Nergal emerges from Sumerian and Akkadian traditions as a god of:

  • The Underworld

  • Death and plague

  • War and destruction

  • The scorching, deadly sun at its zenith

He is not a passive custodian of the dead. He is the embodiment of the hard edge of existence — the sun that burns crops, the fever that sweeps through cities, the battlefield where life is torn apart.

His Sumerian name, En-eri-gal, means “Lord of the Great City,” a euphemism for the Underworld itself.

His cult center was Kutha, and ancient texts sometimes refer to its inhabitants as “Men of Cutha,” a people deeply associated with his worship.


2. Iconography: The Lion and the Predator

Nergal is frequently depicted as:

  • A lion

  • A man with a lion’s head

  • A warrior with weapons of plague and fire

The lion imagery is not decorative — it signals predatory power, aggression, and the unstoppable force of death sweeping through a landscape.

3. The Myth: Nergal and Ereshkigal

One of the most important Mesopotamian myths tells how Nergal becomes the consort — and sometimes co-ruler — of Ereshkigal, Queen of the Underworld.

The story unfolds in stages:

  1. Nergal descends to the Underworld.

  2. Tension, conflict, and confrontation follow.

  3. In the end, he becomes Ereshkigal’s partner and, in some versions, co-ruler of the realm of the dead.

This myth positions him not as a rebel or exile, but as a legitimate sovereign within the cosmic order.


**4. Is Nergal a Fallen Angel or Watcher?

Short answer: No.**

This is where modern reinterpretations drift far from historical reality.

  • Nergal is a Mesopotamian god, not an angel.

  • The concepts of “fallen angels” and “Watchers” come from Jewish apocalyptic literature, especially the Book of Enoch.

  • These traditions are culturally and historically separate.

  • No ancient source links Nergal to angels, Watchers, or biblical cosmology.

The association is a modern syncretic invention, not an ancient belief.


5. How the Confusion Started: Religious Rebranding

Two major forces reshaped Nergal’s identity over the last 2,000 years:

A. Biblical Polemics

Nergal appears briefly in the Hebrew Bible (2 Kings 17:30) as a foreign deity worshipped by people resettled in Samaria. To the biblical authors, he was simply a non-Israelite god — and therefore framed negatively.

Later demonologists took this further.

B. Medieval and Renaissance Demonology

As Christianity expanded, many ancient gods were reclassified as:

  • Demons

  • Fallen spirits

  • Infernal princes

Names like Nergal, Astarte, and Beelzebub were absorbed into grimoires and occult manuals, stripped of their original cultural meaning.
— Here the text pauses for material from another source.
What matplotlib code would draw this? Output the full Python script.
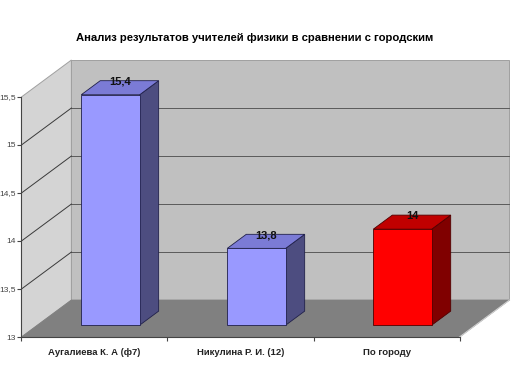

This was not scholarship. It was religious rebranding — a way to delegitimize older cosmologies by recasting their deities as evil.


6. What Nergal Represents When Seen Through Ancient Eyes

When we remove the later distortions, Nergal becomes clear again:

  • He is the scorching sun at its deadliest.
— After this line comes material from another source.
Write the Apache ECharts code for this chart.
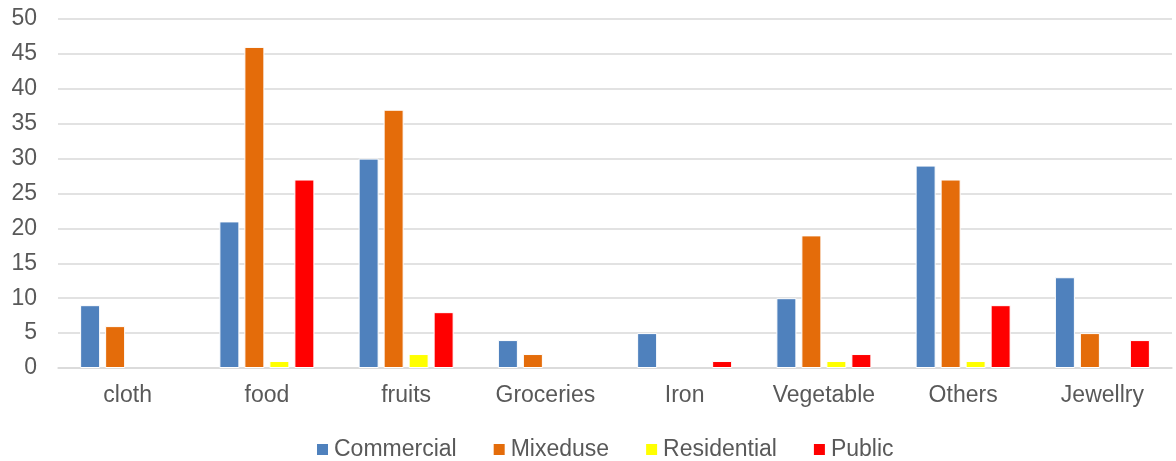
<!DOCTYPE html>
<html><head><meta charset="utf-8">
<script src="https://cdn.jsdelivr.net/npm/echarts@6/dist/echarts.min.js"></script>
<style>html,body{margin:0;padding:0;background:#fff}#c{width:1176px;height:461px}</style>
</head><body><div id="c"></div>
<script>
const categories = ['cloth','food','fruits','Groceries','Iron','Vegetable','Others','Jewellry'];
const commercial = [9,21,30,4,5,10,29,13];
const mixeduse = [6,46,37,2,0,19,27,5];
const residential = [0,1,2,0,0,1,1,0];
const publicUse = [0,27,8,0,1,2,9,4];
const seriesNames = ['Commercial','Mixeduse','Residential','Public'];
const colors = ['#4f81bd','#e46c0a','#ffff00','#ff0000'];
const yTicks = {min:0,max:50,interval:5};

const font = 'Liberation Sans, Arial, sans-serif';
const data = [commercial, mixeduse, residential, publicUse];
const chart = echarts.init(document.getElementById('c'));
chart.setOption({
  animation:false,
  color: colors,
  textStyle:{fontFamily:font},
  grid:{left:58,right:4,top:19,bottom:93},
  legend:{top:433,left:310,itemWidth:13,itemHeight:13,itemGap:35,icon:'rect',
    textStyle:{fontSize:23,color:'#595959',fontFamily:font}},
  xAxis:{type:'category',data:categories,
    axisLine:{lineStyle:{color:'#d9d9d9',width:1.5}},axisTick:{show:false},
    axisLabel:{fontSize:23,color:'#595959',margin:16,fontFamily:font}},
  yAxis:{type:'value',min:yTicks.min,max:yTicks.max,interval:yTicks.interval,
    axisLine:{show:false},axisTick:{show:false},
    splitLine:{lineStyle:{color:'#d9d9d9',width:1.5}},
    axisLabel:{fontSize:23,color:'#595959',margin:21,fontFamily:font}},
  series: seriesNames.map((n,i)=>({name:n,type:'bar',data:data[i].map(v=>v===0?'-':v),barWidth:20,barGap:'25%',
    itemStyle:{borderColor:'#fff',borderWidth:1}}))
});
</script></body></html>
  • He is plague, not as moral punishment but as a natural force.

  • He is war, not as ideology but as raw destruction.
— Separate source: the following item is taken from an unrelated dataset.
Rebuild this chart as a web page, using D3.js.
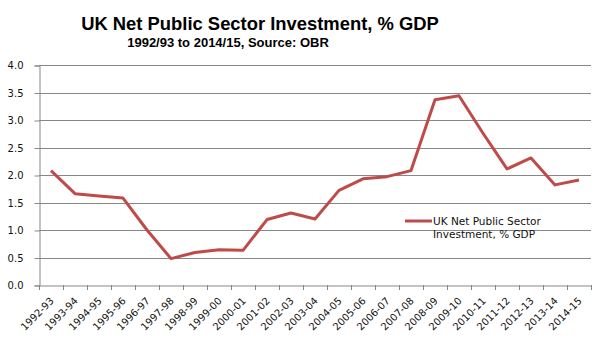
<!DOCTYPE html>
<html>
<head>
<meta charset="utf-8">
<script src="https://cdn.jsdelivr.net/npm/d3@7"></script>
<style>
  body { margin: 0; background: #fff; }
</style>
</head>
<body>
<svg width="605" height="352"></svg>
<script>
var years = ["1992-93", "1993-94", "1994-95", "1995-96", "1996-97", "1997-98", "1998-99",
  "1999-00", "2000-01", "2001-02", "2002-03", "2003-04", "2004-05", "2005-06", "2006-07",
  "2007-08", "2008-09", "2009-10", "2010-11", "2011-12", "2012-13", "2013-14", "2014-15"];

var investment = [2.08, 1.66, 1.62, 1.58, 1.0, 0.48, 0.59, 0.64, 0.63, 1.19, 1.31, 1.2,
  1.72, 1.93, 1.97, 2.08, 3.37, 3.44, 2.76, 2.11, 2.31, 1.82, 1.91];

var yTicks = [0, 0.5, 1, 1.5, 2, 2.5, 3, 3.5, 4];

var svg = d3.select("svg");

var tickFont = "DejaVu Sans, Verdana, sans-serif";
var titleFont = "Liberation Sans, Arial, sans-serif";

var margin = {left: 39, right: 591, top: 65, bottom: 285};

var x = d3.scaleBand()
  .domain(years)
  .range([margin.left, margin.right]);

var y = d3.scaleLinear()
  .domain([0, 4])
  .range([margin.bottom, margin.top]);

// title
svg.append("text")
  .attr("x", 260)
  .attr("y", 30)
  .attr("text-anchor", "middle")
  .style("font-family", titleFont)
  .style("font-size", "18.4px")
  .style("font-weight", "bold")
  .attr("fill", "#000")
  .text("UK Net Public Sector Investment, % GDP");

svg.append("text")
  .attr("x", 228)
  .attr("y", 47)
  .attr("text-anchor", "middle")
  .style("font-family", titleFont)
  .style("font-size", "13px")
  .style("font-weight", "bold")
  .attr("fill", "#000")
  .text("1992/93 to 2014/15, Source: OBR");

// gridlines
svg.append("g")
  .selectAll("line")
  .data(yTicks.slice(1))
  .enter().append("line")
  .attr("x1", margin.left)
  .attr("x2", margin.right)
  .attr("y1", function(d) { return Math.round(y(d)) + 0.5; })
  .attr("y2", function(d) { return Math.round(y(d)) + 0.5; })
  .attr("stroke", "#878787")
  .attr("stroke-width", 1);

// y axis
var yAxis = svg.append("g")
  .attr("transform", "translate(" + (margin.left + 0.5) + ",0.5)")
  .call(d3.axisLeft(y).tickValues(yTicks).tickFormat(d3.format(".1f")).tickSize(5).tickPadding(11));

yAxis.select(".domain").attr("stroke", "#878787");
yAxis.selectAll(".tick line").attr("stroke", "#878787");
yAxis.selectAll(".tick text")
  .style("font-family", tickFont)
  .style("font-size", "10px")
  .attr("fill", "#111");

// x axis
var xAxis = svg.append("g")
  .attr("transform", "translate(0," + (margin.bottom + 0.5) + ")")
  .call(d3.axisBottom(x).tickSize(0).tickFormat(""));

xAxis.select(".domain").attr("stroke", "#878787");

// category boundary ticks
svg.append("g")
  .selectAll("line")
  .data(years.concat(["end"]))
  .enter().append("line")
  .attr("x1", function(d, i) { return Math.round(margin.left + i * x.step()) + 0.5; })
  .attr("x2", function(d, i) { return Math.round(margin.left + i * x.step()) + 0.5; })
  .attr("y1", margin.bottom)
  .attr("y2", margin.bottom + 5)
  .attr("stroke", "#878787");

svg.append("g")
  .selectAll("text")
  .data(years)
  .enter().append("text")
  .attr("text-anchor", "end")
  .style("font-family", tickFont)
  .style("font-size", "10px")
  .attr("fill", "#111")
  .attr("transform", function(d) {
    return "translate(" + (x(d) + x.bandwidth() / 2 + 1) + "," + (margin.bottom + 14) + ") rotate(-45)";
  })
  .attr("dy", "0.35em")
  .text(function(d) { return d; });

// line
var line = d3.line()
  .x(function(d, i) { return x(years[i]) + x.bandwidth() / 2; })
  .y(function(d) { return y(d); });

svg.append("path")
  .datum(investment)
  .attr("fill", "none")
  .attr("stroke", "#be4b48")
  .attr("stroke-width", 3)
  .attr("stroke-linejoin", "round")
  .attr("d", line);

// legend
var legend = svg.append("g");
legend.append("line")
  .attr("x1", 405)
  .attr("x2", 432)
  .attr("y1", 221)
  .attr("y2", 221)
  .attr("stroke", "#be4b48")
  .attr("stroke-width", 3);

legend.append("text")
  .attr("x", 433)
  .attr("y", 225)
  .style("font-family", tickFont)
  .style("font-size", "10.5px")
  .attr("fill", "#111")
  .text("UK Net Public Sector");

legend.append("text")
  .attr("x", 433)
  .attr("y", 238)
  .style("font-family", tickFont)
  .style("font-size", "10.5px")
  .attr("fill", "#111")
  .text("Investment, % GDP");
</script>
</body>
</html>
  • He is the Underworld, not as hellfire but as the inevitable domain of the dead.

He is the god of everything that cannot be negotiated with — the forces that remind humans of their limits.

7. Why Understanding Nergal Matters Today

Studying Nergal is not about reviving ancient religion. It’s about:

  • Decolonizing our understanding of ancient Near Eastern cultures

  • Recognizing how later traditions rewrote older gods

  • Seeing how power reshapes mythology across time

  • Understanding the deep symbolic language of early civilizations

Nergal is not a demon, not a fallen angel, and not a Watcher. He is a Mesopotamian deity whose domain was the harsh, destructive, and unavoidable side of existence.

When we restore him to his original context, we restore a piece of human history that was overwritten by later ideological frameworks.